Political economy considerations deserve careful attention in PPP programs. Public support hinges on visible benefits, fair consultation, and transparent distribution of risks and rewards. When communities feel the process is biased toward private interests, opposition can escalate into delays and revisionist politics. Framing projects as co-created public goods helps sustain legitimacy. Transparent performance reporting and independent watchdogs can reassure citizens that contracts serve the public interest. In addition, sunset or renegotiation provisions should be designed to prevent perpetual subsidies to private partners while preserving incentives for quality and efficiency. A culture of accountability from day one prevents later disputes from undermining essential infrastructure investments.
Another important element is the alignment of PPP timelines with broader fiscal planning cycles. Infrastructure projects must be synchronized with budget calendars, debt management strategies, and long-range development plans. This coordination reduces the risk of ad hoc funding squeezes that could compromise maintenance or future capital replacements. Governments should establish clear triggers for re-prioritizing projects if performance indicators deteriorate or if economic conditions shift significantly. Consistency and predictability in policy direction help lenders and investors commit capital on reasonable terms. Regular reviews ensure that projects remain aligned with evolving public needs and fiscal constraints.
Public accountability mechanisms should be embedded at every stage of the PPP lifecycle. Independent audits, public dashboards, and citizen juries can illuminate decision-making and deter corruption or favoritism. When issues arise, rapid response protocols and remediation plans maintain service continuity while repairs or renegotiations occur. The goal is to maintain user trust by demonstrating tangible benefits, such as improved commute times, higher service reliability, or better water quality. Data-driven evaluations help policymakers learn from experience and refine procurement rules for future projects. A culture of continuous improvement ensures PPPs contribute to stable prosperity rather than episodic spending spikes.

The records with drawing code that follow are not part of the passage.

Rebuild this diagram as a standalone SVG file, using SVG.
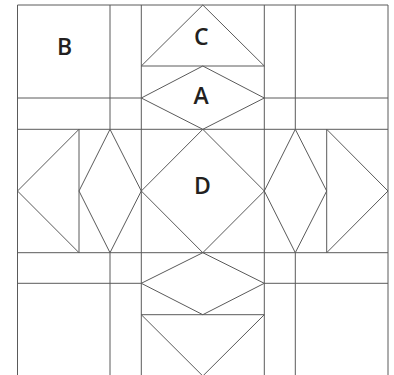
<svg xmlns="http://www.w3.org/2000/svg" width="394" height="375" viewBox="0 0 394 375">
<style>
.l{stroke:#5a5a5a;stroke-width:1;fill:none}
.t{font-family:"Open Sans","Liberation Sans",sans-serif;font-weight:600;font-size:23px;fill:#231f20;text-anchor:middle}
</style>
<rect width="394" height="375" fill="#fff"/>
<g id="grid" class="l">
<path d="M17.5,5H388M17.5,5V375M388,5V375M141.3,5V375M264.3,5V375"/>
<path d="M17.5,98H141.3M264.3,98H388M17.5,129.3H388M17.5,252.7H388M17.5,283.3H141.3M264.3,283.3H388"/>
<path d="M110,5V129.3M110,252.7V375M295.3,5V129.3M295.3,252.7V375M79,129.3V252.7M326.7,129.3V252.7"/>
</g>
<g id="shapes" class="l">
<path d="M141.3,66L202.8,5L264.3,66Z"/>
<path d="M202.8,66L264.3,98L202.8,129.3L141.3,98Z"/>
<path d="M202.8,129.3L264.3,191L202.8,252.7L141.3,191Z"/>
<path d="M202.8,252.7L264.3,283.3L202.8,314.7L141.3,283.3Z"/>
<path d="M141.3,314.7H264.3L202.8,376Z"/>
<path d="M79,129.3L17.5,191L79,252.7"/>
<path d="M110,129.3L141.3,191L110,252.7L79,191Z"/>
<path d="M295.3,129.3L326.7,191L295.3,252.7L264.3,191Z"/>
<path d="M326.7,129.3L388,191L326.7,252.7"/>
</g>
<g id="labels">
<text class="t" x="64.7" y="55">B</text>
<text class="t" x="201.2" y="45">C</text>
<text class="t" x="201.2" y="104.3">A</text>
<text class="t" x="202.5" y="194.3">D</text>
</g>
</svg>
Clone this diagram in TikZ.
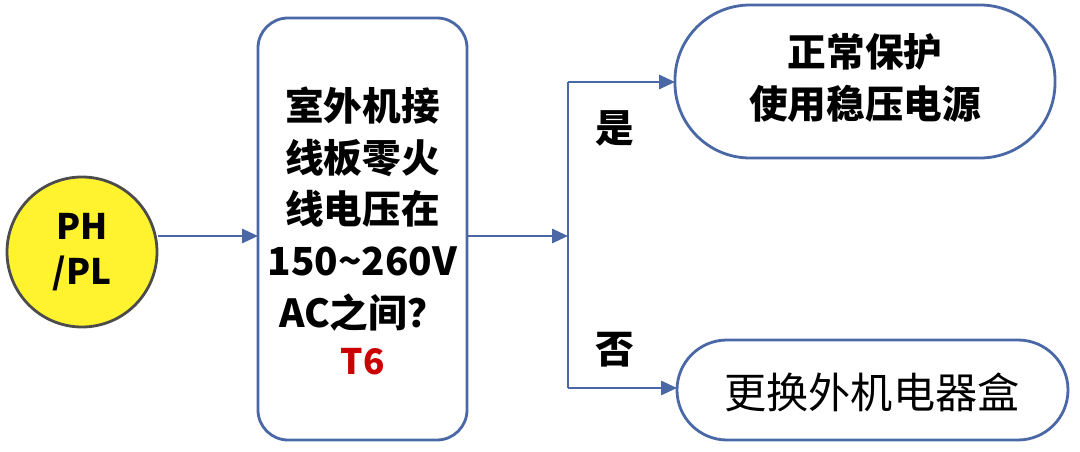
\documentclass[tikz,border=0pt]{standalone}
\usepackage{fontspec}
\setmainfont{Noto Sans CJK SC}
\usetikzlibrary{arrows.meta}
\definecolor{ln}{HTML}{4A67A6}
\definecolor{yl}{HTML}{FFF22E}
\tikzset{
 box/.style={draw=ln,line width=1.6pt,fill=white},
 arr/.style={draw=ln,line width=1.4pt,-{Triangle[length=9pt,width=8pt]}},
 lab/.style={font=\fontsize{22}{29.5}\selectfont\bfseries,align=center,inner sep=0pt}
}
\begin{document}
\begin{tikzpicture}[x=0.02cm,y=-0.02cm]
\useasboundingbox (0,0) rectangle (1080,452);
\node[circle,draw=black!70,line width=1.6pt,fill=yl,minimum size=150*0.02cm,lab,font=\fontsize{20}{26}\selectfont\bfseries] (c) at (82,252) {PH\\/PL};
\draw[box,rounded corners=30*0.02cm] (258,18) rectangle (467,440);
\node[lab] (m) at (362.5,209) {室外机接\\线板零火\\线电压在\\150\char`~260V\\AC之间？};
\node[lab,text=red!80!black,font=\fontsize{20}{26}\selectfont\bfseries] (t6) at (362.5,362) {T6};
\coordinate (mL) at (258,236);
\coordinate (mR) at (467,236);
\coordinate (j) at (568,236);
\coordinate (jt) at (568,82);
\coordinate (jb) at (568,388);
\draw[box,rounded corners=75*0.02cm] (675,5) rectangle (1055,158);
\node[lab] (t) at (865,78) {正常保护\\使用稳压电源};
\draw[box,rounded corners=50*0.02cm] (677,340) rectangle (1068,440);
\node[lab,font=\fontsize{24}{30}\selectfont] (b) at (872,392) {更换外机电器盒};
\coordinate (tL) at (675,82);
\coordinate (bL) at (677,388);
\draw[arr] (c.east |- mL) -- (mL);
\draw[arr] (mR) -- (j);
\draw[ln,line width=1.4pt] (jt) -- (jb);
\draw[arr] (jt) -- (tL);
\draw[arr] (jb) -- (bL);
\node[lab] (y) at (615,128) {是};
\node[lab] (n) at (615,350) {否};
\end{tikzpicture}
\end{document}
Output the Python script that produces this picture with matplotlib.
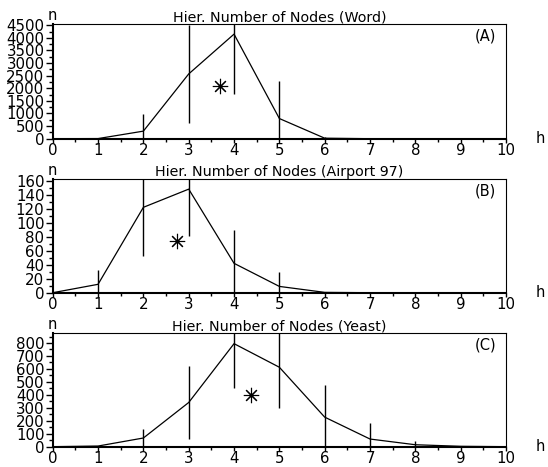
import matplotlib
matplotlib.use("Agg")
import matplotlib.pyplot as plt
from matplotlib.ticker import MultipleLocator

h = [0, 1, 2, 3, 4, 5, 6, 7, 8, 9, 10]

# (A) Word
word_n = [0, 5, 300, 2570, 4150, 800, 20, 0, 0, 0, 0]
word_err = [0, 0, 670, 1950, 2380, 1490, 60, 0, 0, 0, 0]
word_star = (3.69, 2075)

# (B) Airport 97
air_n = [0, 12, 122, 148, 42, 9, 0.5, 0, 0, 0, 0]
air_err = [0, 20, 70, 67, 48, 21, 0, 0, 0, 0, 0]
air_star = (2.735, 74)

# (C) Yeast
yeast_n = [0, 5, 67, 341, 795, 613, 228, 59, 15, 3, 0]
yeast_err = [0, 0, 71, 280, 339, 318, 249, 126, 31, 0, 0]
yeast_star = (4.37, 397)

titles = ["Hier. Number of Nodes (Word)",
          "Hier. Number of Nodes (Airport 97)",
          "Hier. Number of Nodes (Yeast)"]
tags = ["(A)", "(B)", "(C)"]
ytops = [4540, 162, 875]
ymajor = [500, 20, 100]

fig = plt.figure(figsize=(5.48, 4.67), dpi=100)

boxes = [[0.0962, 0.703, 0.8272, 0.245],
         [0.0962, 0.3732, 0.8272, 0.2428],
         [0.0962, 0.0435, 0.8272, 0.2428]]

data = [(word_n, word_err, word_star),
        (air_n, air_err, air_star),
        (yeast_n, yeast_err, yeast_star)]

for i in range(3):
    ax = fig.add_axes(boxes[i])
    n, err, star = data[i]
    ax.plot(h, n, color="black", lw=0.9)
    ax.errorbar(h, n, yerr=err, fmt="none", ecolor="black", elinewidth=1.0, capsize=0)
    ax.plot([star[0]], [star[1]], marker=(8, 2, 0), markersize=11,
            color="black", markeredgewidth=0.8, linestyle="none")

    ax.set_xlim(0, 10)
    ax.set_ylim(0, ytops[i])
    ax.xaxis.set_major_locator(MultipleLocator(1))
    ax.xaxis.set_minor_locator(MultipleLocator(0.5))
    ax.yaxis.set_major_locator(MultipleLocator(ymajor[i]))
    ax.yaxis.set_minor_locator(MultipleLocator(ymajor[i] / 2))
    ax.tick_params(which="major", direction="out", length=5, width=1, labelsize=10.8, pad=1)
    ax.tick_params(which="minor", direction="out", length=3, width=1)
    ax.tick_params(axis="x", which="major", length=3, pad=0)
    ax.tick_params(axis="x", which="minor", length=2)

    ax.spines["left"].set_linewidth(1.5)
    ax.spines["bottom"].set_linewidth(1.5)
    ax.spines["top"].set_linewidth(0.8)
    ax.spines["right"].set_linewidth(0.8)

    ax.set_title(titles[i], fontsize=10.3, pad=1)
    ax.text(0.0, 1.01, "n", transform=ax.transAxes, ha="center", va="bottom", fontsize=10.5)
    ax.text(1.075, 0.0, "h", transform=ax.transAxes, ha="center", va="center", fontsize=10.5)
    ax.text(0.955, 0.9, tags[i], transform=ax.transAxes, ha="center", va="center", fontsize=10.5)

fig.savefig("out.png", dpi=100)
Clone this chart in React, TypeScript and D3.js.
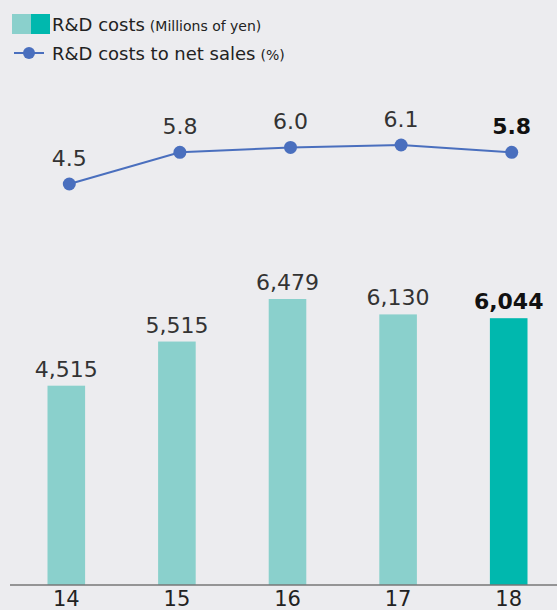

Finally, international experience offers valuable lessons without prescribing one-size-fits-all solutions. Each country’s legal, financial, and political context shapes what works best. Lessons emphasize rigorous early-stage feasibility, robust risk sharing, credible value-for-money assessments, and transparent governance. Adapting these principles to domestic realities requires careful tailoring, local stakeholder engagement, and a steady commitment to fiscal prudence. By combining disciplined financial management with inclusive project design, governments can harness private sector strengths to deliver critical infrastructure that endures, serves broad public interests, and protects taxpayers over the long horizon.